## Exercise objective
Quote each line of the material verbatim, without the pictures.

## Data
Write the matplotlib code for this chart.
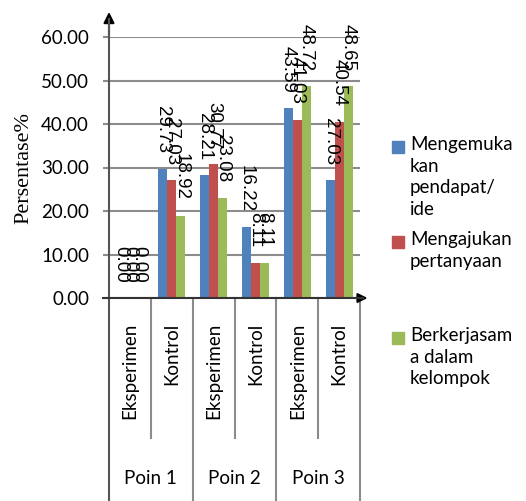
import numpy as np
import matplotlib.pyplot as plt
from matplotlib.patches import Rectangle

# data
categories = ['Eksperimen', 'Kontrol', 'Eksperimen', 'Kontrol', 'Eksperimen', 'Kontrol']
points = ['Poin 1', 'Poin 2', 'Poin 3']
series_names = ['Mengemuka\nkan\npendapat/\nide', 'Mengajukan\npertanyaan', 'Berkerjasam\na dalam\nkelompok']
mengemukakan = [0.00, 29.73, 28.21, 16.22, 43.59, 27.03]
mengajukan = [0.00, 27.03, 30.77, 8.11, 41.03, 40.54]
bekerjasama = [0.00, 18.92, 23.08, 8.11, 48.72, 48.65]
yticks = [0, 10, 20, 30, 40, 50, 60]

colors = ['#4F81BD', '#C0504D', '#9BBB59']
grid_col = '#8c8c8c'

fig = plt.figure(figsize=(5.26, 5.01), dpi=100)
ax = fig.add_axes([109/526, 1 - 298/501, 251/526, 261/501])

x = np.arange(len(categories)) + 0.5
w = 0.215
for i, vals in enumerate([mengemukakan, mengajukan, bekerjasama]):
    xs = x + (i - 1) * w
    ax.bar(xs, vals, width=w, color=colors[i], zorder=3)
    for xx, v in zip(xs, vals):
        ax.annotate('%.2f' % v, (xx, v), xytext=(0, 11), textcoords='offset points',
                    rotation=-90, ha='center', va='bottom', fontsize=13.5,
                    family='Liberation Sans', zorder=5, annotation_clip=False)

ax.set_xlim(0, 6)
ax.set_ylim(0, 60)
ax.set_yticks(yticks)
ax.set_yticklabels(['%.2f' % t for t in yticks], family='Lato', fontsize=13.5)
ax.set_xticks([])
ax.tick_params(axis='y', length=4.3, width=1.5, color=grid_col, pad=10)
ax.yaxis.grid(True, color=grid_col, lw=1.5, zorder=0)
for s in ax.spines.values():
    s.set_visible(False)

ax.set_ylabel('Persentase%', family='Liberation Serif', fontsize=16)
ax.yaxis.set_label_coords(-0.303, 0.5)

xt = ax.get_xaxis_transform()
yt = ax.get_yaxis_transform()

# category table below the axis
for b in range(1, 7):
    bottom = -0.536 if b % 2 == 1 else -0.8
    ax.plot([b, b], [0, bottom], transform=xt, color=grid_col, lw=1.5, clip_on=False)
for xx, c in zip(x, categories):
    ax.text(xx, -0.096, c, transform=xt, rotation=90, ha='center', va='top',
            family='Lato', fontsize=13.5)
for k, p in enumerate(points):
    ax.text(2 * k + 1, -0.69, p, transform=xt, ha='center', va='center',
            family='Lato', fontsize=13.5)

# axes with arrows
ax.plot([0, 0], [-0.8, 1.07], transform=xt, color='#555555', lw=1.5, clip_on=False, zorder=4)
ax.annotate('', xy=(0, 1.096), xytext=(0, 1.0), xycoords=xt, textcoords=xt,
            arrowprops=dict(arrowstyle='-|>', color='black', lw=1.5, mutation_scale=16,
                            shrinkA=0, shrinkB=0), annotation_clip=False)
ax.plot([-0.024, 1.01], [0, 0], transform=yt, color='#333333', lw=1.5, clip_on=False, zorder=4)
ax.annotate('', xy=(1.03, 0), xytext=(0.98, 0), xycoords=yt, textcoords=yt,
            arrowprops=dict(arrowstyle='-|>', color='black', lw=1.5, mutation_scale=14,
                            shrinkA=0, shrinkB=0), annotation_clip=False)

# legend
first_line_y = [147, 242, 338]
for col, name, yy in zip(colors, series_names, first_line_y):
    fig.add_artist(Rectangle((392/526, 1 - (yy + 6)/501), 12/526, 12/501,
                             transform=fig.transFigure, color=col))
    fig.text(410/526, 1 - (yy - 11)/501, name, ha='left', va='top', family='Lato',
             fontsize=13.5, linespacing=1.33)

fig.savefig('out.png', dpi=100)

## Output below
Write the matplotlib code for this chart.
import numpy as np
import matplotlib.pyplot as plt
from matplotlib.patches import Rectangle

# data
categories = ['Eksperimen', 'Kontrol', 'Eksperimen', 'Kontrol', 'Eksperimen', 'Kontrol']
points = ['Poin 1', 'Poin 2', 'Poin 3']
series_names = ['Mengemuka\nkan\npendapat/\nide', 'Mengajukan\npertanyaan', 'Berkerjasam\na dalam\nkelompok']
mengemukakan = [0.00, 29.73, 28.21, 16.22, 43.59, 27.03]
mengajukan = [0.00, 27.03, 30.77, 8.11, 41.03, 40.54]
bekerjasama = [0.00, 18.92, 23.08, 8.11, 48.72, 48.65]
yticks = [0, 10, 20, 30, 40, 50, 60]

colors = ['#4F81BD', '#C0504D', '#9BBB59']
grid_col = '#8c8c8c'

fig = plt.figure(figsize=(5.26, 5.01), dpi=100)
ax = fig.add_axes([109/526, 1 - 298/501, 251/526, 261/501])

x = np.arange(len(categories)) + 0.5
w = 0.215
for i, vals in enumerate([mengemukakan, mengajukan, bekerjasama]):
    xs = x + (i - 1) * w
    ax.bar(xs, vals, width=w, color=colors[i], zorder=3)
    for xx, v in zip(xs, vals):
        ax.annotate('%.2f' % v, (xx, v), xytext=(0, 11), textcoords='offset points',
                    rotation=-90, ha='center', va='bottom', fontsize=13.5,
                    family='Liberation Sans', zorder=5, annotation_clip=False)

ax.set_xlim(0, 6)
ax.set_ylim(0, 60)
ax.set_yticks(yticks)
ax.set_yticklabels(['%.2f' % t for t in yticks], family='Lato', fontsize=13.5)
ax.set_xticks([])
ax.tick_params(axis='y', length=4.3, width=1.5, color=grid_col, pad=10)
ax.yaxis.grid(True, color=grid_col, lw=1.5, zorder=0)
for s in ax.spines.values():
    s.set_visible(False)

ax.set_ylabel('Persentase%', family='Liberation Serif', fontsize=16)
ax.yaxis.set_label_coords(-0.303, 0.5)

xt = ax.get_xaxis_transform()
yt = ax.get_yaxis_transform()

# category table below the axis
for b in range(1, 7):
    bottom = -0.536 if b % 2 == 1 else -0.8
    ax.plot([b, b], [0, bottom], transform=xt, color=grid_col, lw=1.5, clip_on=False)
for xx, c in zip(x, categories):
    ax.text(xx, -0.096, c, transform=xt, rotation=90, ha='center', va='top',
            family='Lato', fontsize=13.5)
for k, p in enumerate(points):
    ax.text(2 * k + 1, -0.69, p, transform=xt, ha='center', va='center',
            family='Lato', fontsize=13.5)

# axes with arrows
ax.plot([0, 0], [-0.8, 1.07], transform=xt, color='#555555', lw=1.5, clip_on=False, zorder=4)
ax.annotate('', xy=(0, 1.096), xytext=(0, 1.0), xycoords=xt, textcoords=xt,
            arrowprops=dict(arrowstyle='-|>', color='black', lw=1.5, mutation_scale=16,
                            shrinkA=0, shrinkB=0), annotation_clip=False)
ax.plot([-0.024, 1.01], [0, 0], transform=yt, color='#333333', lw=1.5, clip_on=False, zorder=4)
ax.annotate('', xy=(1.03, 0), xytext=(0.98, 0), xycoords=yt, textcoords=yt,
            arrowprops=dict(arrowstyle='-|>', color='black', lw=1.5, mutation_scale=14,
                            shrinkA=0, shrinkB=0), annotation_clip=False)

# legend
first_line_y = [147, 242, 338]
for col, name, yy in zip(colors, series_names, first_line_y):
    fig.add_artist(Rectangle((392/526, 1 - (yy + 6)/501), 12/526, 12/501,
                             transform=fig.transFigure, color=col))
    fig.text(410/526, 1 - (yy - 11)/501, name, ha='left', va='top', family='Lato',
             fontsize=13.5, linespacing=1.33)

fig.savefig('out.png', dpi=100)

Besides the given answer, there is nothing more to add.